Isaac’s name means “he will laugh”, according to Philo, and here would be the origin of the Christ's Laughter legend behing the docetic Gospel of Judas.
Philo considered Isaac not Abraham's son, but Son of God.
And for Clement, “Isaac is Christ”:
(quote of Clement in p. 279)The king, then, is Christ, who beholds our laughter from above, and
looking through the window, as the scripture says, looks at the
thanksgiving, and the blessing, and the rejoicing, and the gladness, and
furthermore the endurance which works together with them and their
embrace. . . . He himself [Christ] is Isaac [for the passage may be
interpreted otherwise], who is a type [typos] of the Lord, a child as a son;
for he was the son of Abraham, as Christ, the Son of God, and a sacrifice
as the Lord. But he was not immolated as the Lord. Isaac only bore the
wood [of the sacrifice], as the Lord the wood [of the cross]. And he [Isaac]
laughed in a secret way [egela de mustikôs], prophesying that the Lord
would fill us with joy, as we have been redeemed from corruption by the
blood of the Lord. But Isaac did not suffer, yielding the precedence in
suffering to the Logos. Moreover, his not having been slain hints at the
divinity of the Lord. For Jesus rose again after his burial, without having
suffered, exactly like Isaac was released from sacrifice [mè pathôn, kathaper
hierourgias apheimenos ho Isaak]
This remembers me the words of Rylands:
(Beginning, p. 151, my bold)And when we have noted that in the doctrine of various
sects the Christ was believed to have manifested himself in
Adam, Cain, Abraham, Enoch, Noah, Isaac, Jacob, Joseph,
and Moses, we ought surely to find it rather surprising that
the list is terminated by Moses and does not include Joshua,
especially as Moses is recorded (Deut. xviii, 15) to have
promised the Israelites that " the Lord thy God will raise
up unto thee a Prophet from the midst of thee, of thy
brethren, like unto me." This promise, which of course
refers to Joshua, was referred by Christians of the second—
possibly of the late first —century to Jesus.

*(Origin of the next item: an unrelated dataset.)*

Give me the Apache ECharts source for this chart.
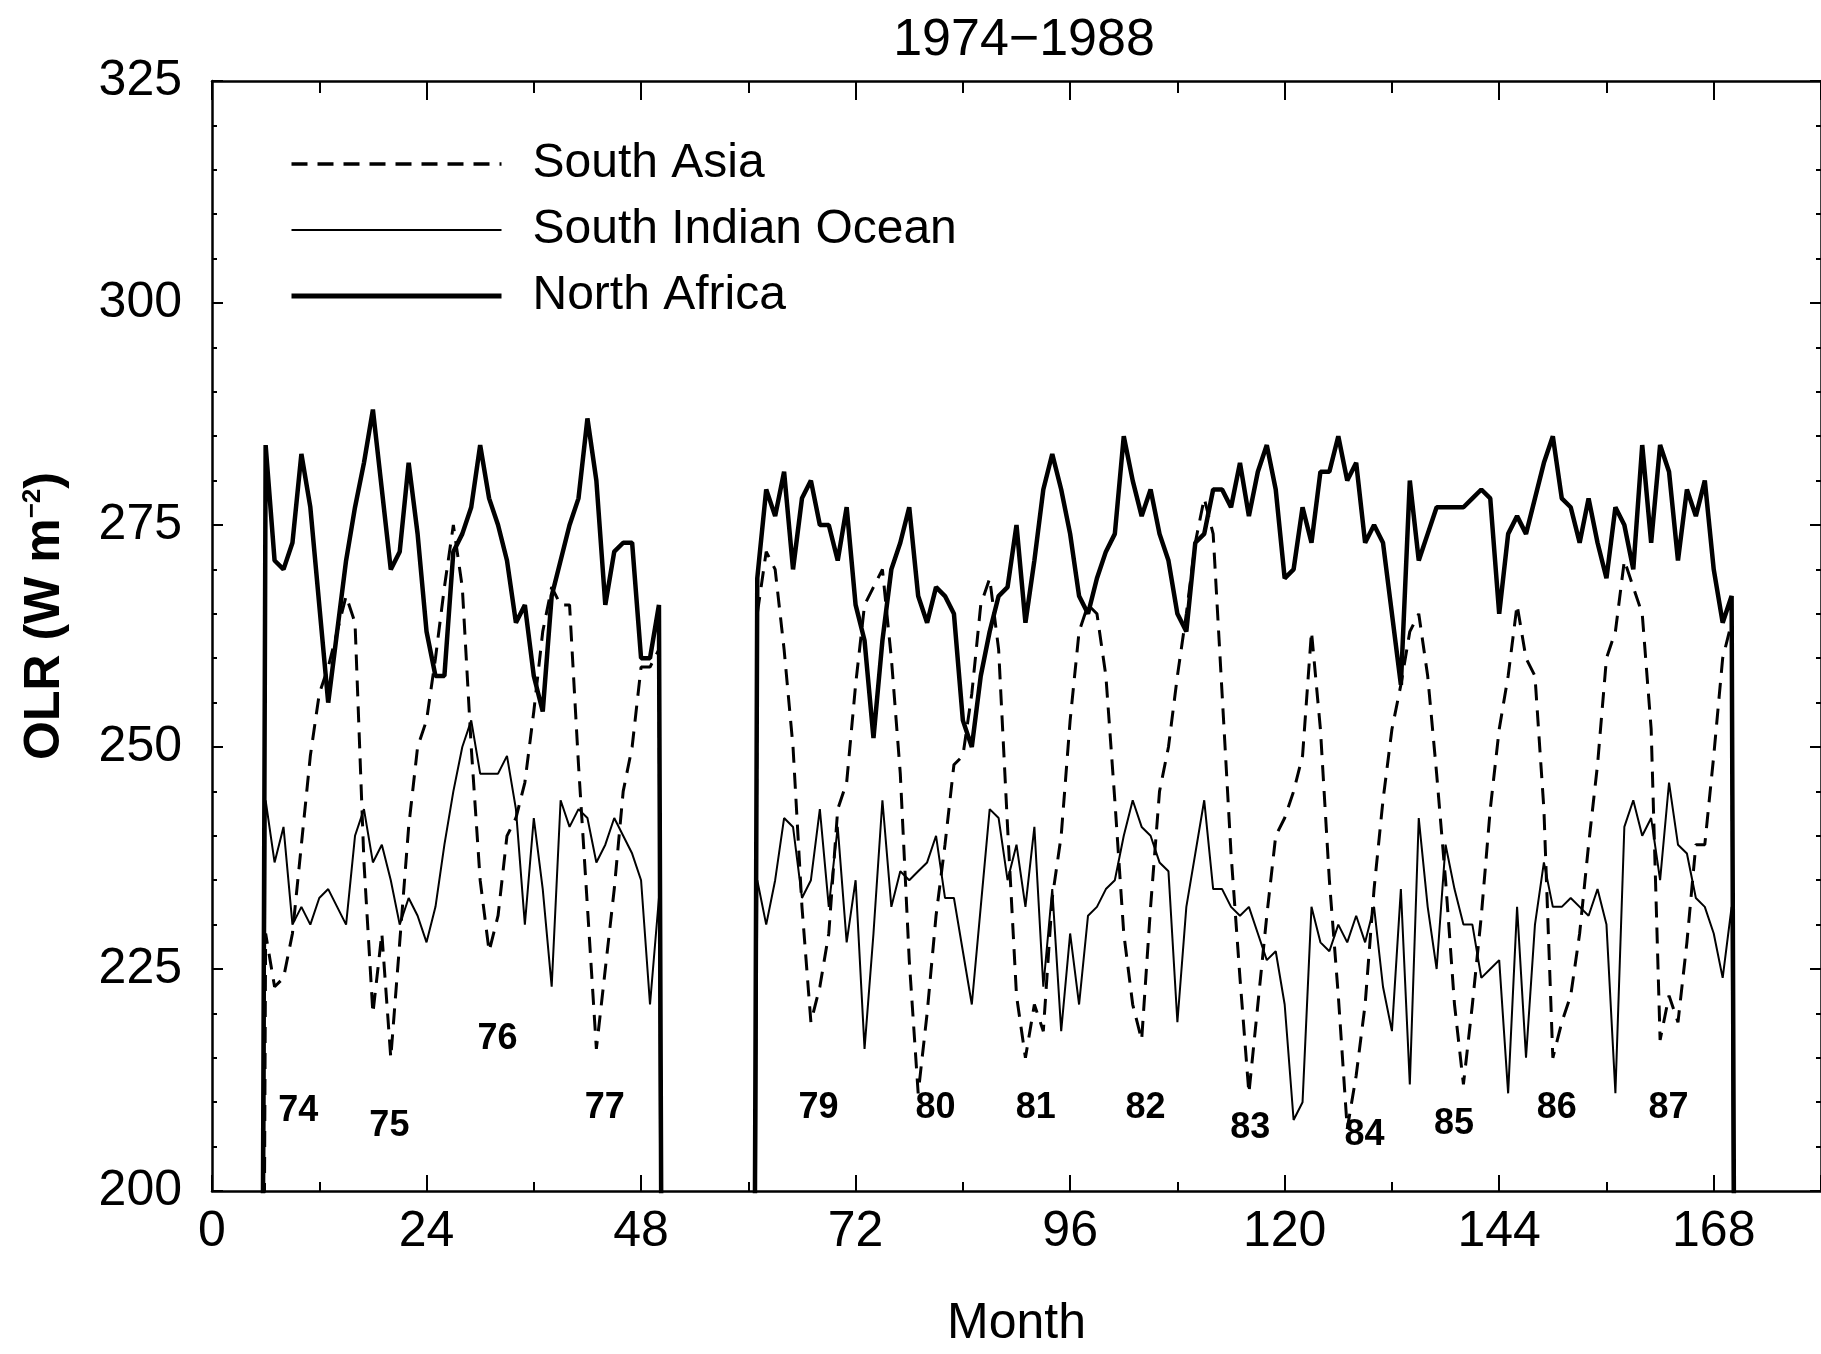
<!DOCTYPE html>
<html>
<head>
<meta charset="utf-8">
<script src="https://cdn.jsdelivr.net/npm/echarts@6/dist/echarts.min.js"></script>
<style>
  html, body { margin: 0; padding: 0; background: #fff; }
  #chartBox { width: 1821px; height: 1354px; }
</style>
</head>
<body>
<div id="chartBox"></div>
<script>
// months are counted from Jan 1974 = 1; record 1 runs from month 6, record 2 from month 61
const seg1Start = 6
const seg2Start = 61
// missing months were plotted as 0 in the original, so the lines drop off the axis
const missingValue = 0

// South Asia (dashed)
const southAsia1 = [
  229, 223, 224, 229, 239, 249, 256, 259, 263, 267, 264, 237, 220, 229, 215, 228,
  241, 250, 253, 260, 268, 275, 268, 250, 235, 227, 231, 240, 242, 246, 254, 263,
  268, 266, 266, 248, 232, 216, 225, 234, 245, 250, 259, 259, 261
]
const southAsia2 = [
  265, 272, 270, 261, 250, 232, 219, 223, 229, 243, 246, 257, 266, 268, 270, 260,
  247, 226, 211, 220, 231, 239, 248, 249, 256, 266, 269, 261, 241, 222, 215, 221,
  218, 233, 240, 253, 263, 266, 265, 258, 244, 229, 221, 217, 232, 245, 250, 258,
  265, 273, 278, 274, 256, 238, 224, 211, 221, 231, 240, 242, 245, 249, 263, 252,
  235, 222, 207, 213, 221, 234, 244, 252, 257, 263, 265, 258, 247, 235, 221, 212,
  221, 231, 243, 252, 258, 266, 260, 258, 243, 215, 219, 222, 229, 239, 248, 260,
  263, 271, 268, 265, 252, 217, 222, 219, 228, 239, 239, 249, 260, 264
]

// South Indian Ocean (thin)
const southIndian1 = [
  244, 237, 241, 230, 232, 230, 233, 234, 232, 230, 240, 243, 237, 239, 235, 230,
  233, 231, 228, 232, 239, 245, 250, 253, 247, 247, 247, 249, 243, 230, 242, 234,
  223, 244, 241, 243, 242, 237, 239, 242, 240, 238, 235, 221, 233
]
const southIndian2 = [
  235, 230, 235, 242, 241, 233, 235, 243, 232, 241, 228, 235, 216, 229, 244, 232,
  236, 235, 236, 237, 240, 233, 233, 227, 221, 232, 243, 242, 235, 239, 232, 241,
  223, 234, 218, 229, 221, 231, 232, 234, 235, 240, 244, 241, 240, 237, 236, 219,
  232, 238, 244, 234, 234, 232, 231, 232, 229, 226, 227, 221, 208, 210, 232, 228,
  227, 230, 228, 231, 228, 232, 223, 218, 234, 212, 242, 232, 225, 239, 234, 230,
  230, 224, 225, 226, 211, 232, 215, 230, 237, 232, 232, 233, 232, 231, 234, 230,
  211, 241, 244, 240, 242, 235, 246, 239, 238, 233, 232, 229, 224, 232
]

// North Africa (thick)
const northAfrica1 = [
  284, 271, 270, 273, 283, 277, 266, 255, 263, 271, 277, 282, 288, 279, 270, 272,
  282, 274, 263, 258, 258, 272, 274, 277, 284, 278, 275, 271, 264, 266, 258, 254,
  267, 271, 275, 278, 287, 280, 266, 272, 273, 273, 260, 260, 266
]
const northAfrica2 = [
  269, 279, 276, 281, 270, 278, 280, 275, 275, 271, 277, 266, 262, 251, 262, 270,
  273, 277, 267, 264, 268, 267, 265, 253, 250, 258, 263, 267, 268, 275, 264, 271,
  279, 283, 279, 274, 267, 265, 269, 272, 274, 285, 280, 276, 279, 274, 271, 265,
  263, 273, 274, 279, 279, 277, 282, 276, 281, 284, 279, 269, 270, 277, 273, 281,
  281, 285, 280, 282, 273, 275, 273, 265, 257, 280, 271, 274, 277, 277, 277, 277,
  278, 279, 278, 265, 274, 276, 274, 278, 282, 285, 278, 277, 273, 278, 273, 269,
  277, 275, 270, 284, 273, 284, 281, 271, 279, 276, 280, 270, 264, 267
]

// year labels written under the curves
const yearLabels = ['74', '75', '76', '77', '79', '80', '81', '82', '83', '84', '85', '86', '87']
const yearLabelMonth = [9.7, 19.9, 32, 44, 67.9, 81, 92.2, 104.5, 116.2, 129, 139, 150.5, 163]
const yearLabelOLR = [209, 207.3, 217, 209.3, 209.3, 209.3, 209.3, 209.3, 207, 206.2, 207.5, 209.3, 209.3]

const xTicks = { min: 0, max: 180, interval: 24 }
const yTicks = { min: 200, max: 325, interval: 25 }

function buildSeries (part1, part2) {
  const out = [[seg1Start - 1, missingValue]]
  part1.forEach((v, i) => out.push([seg1Start + i, v]))
  out.push([seg1Start + part1.length, missingValue])
  out.push([seg2Start - 1, missingValue])
  part2.forEach((v, i) => out.push([seg2Start + i, v]))
  out.push([seg2Start + part2.length, missingValue])
  return out
}

const font = 'Liberation Sans, Arial, sans-serif'
const black = '#000'

const baseX = {
  type: 'value',
  min: xTicks.min,
  max: xTicks.max,
  interval: xTicks.interval,
  axisLine: { show: true, onZero: false, lineStyle: { color: black, width: 2.5 } },
  axisTick: { show: true, inside: true, length: 16, lineStyle: { color: black, width: 2 } },
  minorTick: { show: true, splitNumber: 2, length: 9, lineStyle: { color: black, width: 2 } },
  splitLine: { show: false }
}
const baseY = {
  type: 'value',
  min: yTicks.min,
  max: yTicks.max,
  interval: yTicks.interval,
  axisLine: { show: true, onZero: false, lineStyle: { color: black, width: 2.5 } },
  axisTick: { show: true, inside: true, length: 11, lineStyle: { color: black, width: 2 } },
  minorTick: { show: true, splitNumber: 5, length: 5, lineStyle: { color: black, width: 2 } },
  splitLine: { show: false }
}

let myChart = echarts.init(document.getElementById('chartBox'))
myChart.setOption({
  animation: false,
  backgroundColor: '#fff',
  textStyle: { fontFamily: font, color: black },
  title: {
    text: '1974\u22121988',
    left: 1019,
    top: 10,
    textAlign: 'center',
    textStyle: { fontFamily: font, fontSize: 52, fontWeight: 'normal', color: black }
  },
  grid: { left: 212, top: 81, bottom: 160, right: -6 },
  legend: {
    data: [
      { name: 'South Asia', lineStyle: { width: 3.5 } },
      { name: 'South Indian Ocean', lineStyle: { width: 2 } },
      { name: 'North Africa', lineStyle: { width: 5 } }
    ],
    orient: 'vertical',
    left: 284,
    top: 134,
    itemWidth: 210,
    itemHeight: 14,
    itemGap: 16,
    itemStyle: { opacity: 0 },
    textStyle: { fontFamily: font, fontSize: 48, color: black, lineHeight: 50, padding: [0, 0, 0, 26] }
  },
  xAxis: [
    Object.assign({}, baseX, {
      position: 'bottom',
      name: 'Month',
      nameLocation: 'middle',
      nameGap: 108,
      nameTextStyle: { fontFamily: font, fontSize: 50, color: black },
      axisLabel: { show: true, margin: 16, fontFamily: font, fontSize: 50, color: black, showMaxLabel: false }
    }),
    Object.assign({}, baseX, {
      position: 'top',
      axisTick: { show: true, inside: true, length: 19, lineStyle: { color: black, width: 2 } },
      minorTick: { show: true, splitNumber: 2, length: 12, lineStyle: { color: black, width: 2 } },
      axisLabel: { show: false }
    })
  ],
  yAxis: [
    Object.assign({}, baseY, {
      position: 'left',
      name: 'OLR (W m{sup|\u22122})',
      nameLocation: 'middle',
      nameGap: 142,
      nameRotate: 90,
      nameTextStyle: {
        fontFamily: font, fontSize: 50, fontWeight: 'bold', color: black,
        padding: [0, 0, 0, 40],
        rich: { sup: { fontFamily: font, fontSize: 26, fontWeight: 'bold', color: black, verticalAlign: 'top' } }
      },
      axisLabel: { show: true, margin: 30, fontFamily: font, fontSize: 50, color: black }
    }),
    Object.assign({}, baseY, {
      position: 'right',
      axisLabel: { show: false }
    })
  ],
  series: [
    {
      name: 'South Asia',
      type: 'line',
      symbol: 'none',
      clip: true,
      data: buildSeries(southAsia1, southAsia2),
      lineStyle: { color: black, width: 3, type: [16, 10] },
      itemStyle: { color: black },
      z: 3
    },
    {
      name: 'South Indian Ocean',
      type: 'line',
      symbol: 'none',
      clip: true,
      data: buildSeries(southIndian1, southIndian2),
      lineStyle: { color: black, width: 2 },
      itemStyle: { color: black },
      z: 3
    },
    {
      name: 'North Africa',
      type: 'line',
      symbol: 'none',
      clip: true,
      data: buildSeries(northAfrica1, northAfrica2),
      lineStyle: { color: black, width: 4.5 },
      itemStyle: { color: black },
      z: 4
    },
    {
      name: 'years',
      type: 'scatter',
      symbolSize: 1,
      itemStyle: { color: 'rgba(0,0,0,0)' },
      silent: true,
      data: yearLabels.map((t, i) => ({ name: t, value: [yearLabelMonth[i], yearLabelOLR[i]] })),
      label: {
        show: true,
        position: [0, 0],
        align: 'center',
        verticalAlign: 'middle',
        formatter: p => p.name,
        fontFamily: font,
        fontSize: 36,
        fontWeight: 'bold',
        color: '#000',
        opacity: 1
      },
      z: 5
    }
  ]
})
</script>
</body>
</html>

If at that time
the promise was believed to have been fulfilled in a re-appearance
of Joshua, it could easily have happened that
we should have no clear and explicit record of the fact.
For if any early writer had intended to say that the Christ
had manifested himself in Joshua, or that Joshua was the
Christ, writing in Greek the only way in which he could
have made his statement would be that " Jesus is the
Christ," since Jesus is the Greek form of Joshua.
So Stroumsa:
(p. 286, my bold)The conclusion seems to impose itself that there
existed in first-century Judaism, or at least in some trends in Hellenistic
Judaism, a conception of Isaac, alias laughter, Son of God, born of a
virgin. If Isaac had been offered in sacrifice by his heavenly Father for
the redemption of his people and had escaped death, all the elements
needed for the emergence of a docetic theology of Jesus, having escaped
suffering on the cross, were present at the very origins of Christianity
I would find suggestive in particular the words:
(p. 280, my bold)It is worth noting that Clement, as also Origen after him,
underlines the fact that at least in his divine nature Jesus did not suffer.
One can speak here, in a way, of a semi-docetic perception. A full-fledged
docetic perception, however, would contradict the central myth and the
central ritual of Christianity: a sacrifice. Such a full-fledged Docetism is of
course conceivable only in a religious system where there exist other
sacrifices; when the very notion of sacrifice is rejected, Docetism is meaningless.
Stroumsa is bound obviously by the academic dogma of the Sacrifice Expiatory at the Origin of Christianity. But if there was someone who didn't need a sacrifice at all, they were the Gnostics.
This fits perfectly with the thesis of Rylands of the Christianity as the fusion of the two separate cults: a Gnostic cult of Christ and a pre-christian cult of Joshua. The former was based on a spiritual Christ Revealer of Gnosis, and the latter was based on the sacrifice expiatory of Joshua.
What was decisive for the rise of Christianity, according to Rylands, was not so much the presence of the latter as of the former. It is surely expected that when the Gnostics adopted the name “Jesus” for their celestial Christ, they did so by removing in first place the feature of the expiatory sacrifice. And the best way (for the Gnostics) to remove entirely the theme of sacrifice is to have a “full-fledged docetic view” of the death of Jesus.
As reaction, the followers of the Joshua cult, i.e., the ebionites (and the author of Revelation, the Apologists, the proto-catholics, etc), would have judaized the Gnostic Christ by imposing the feature of sacrifice, firstly by adoptionism (Mark), and lastly by incarnationism (Matthew and Luke).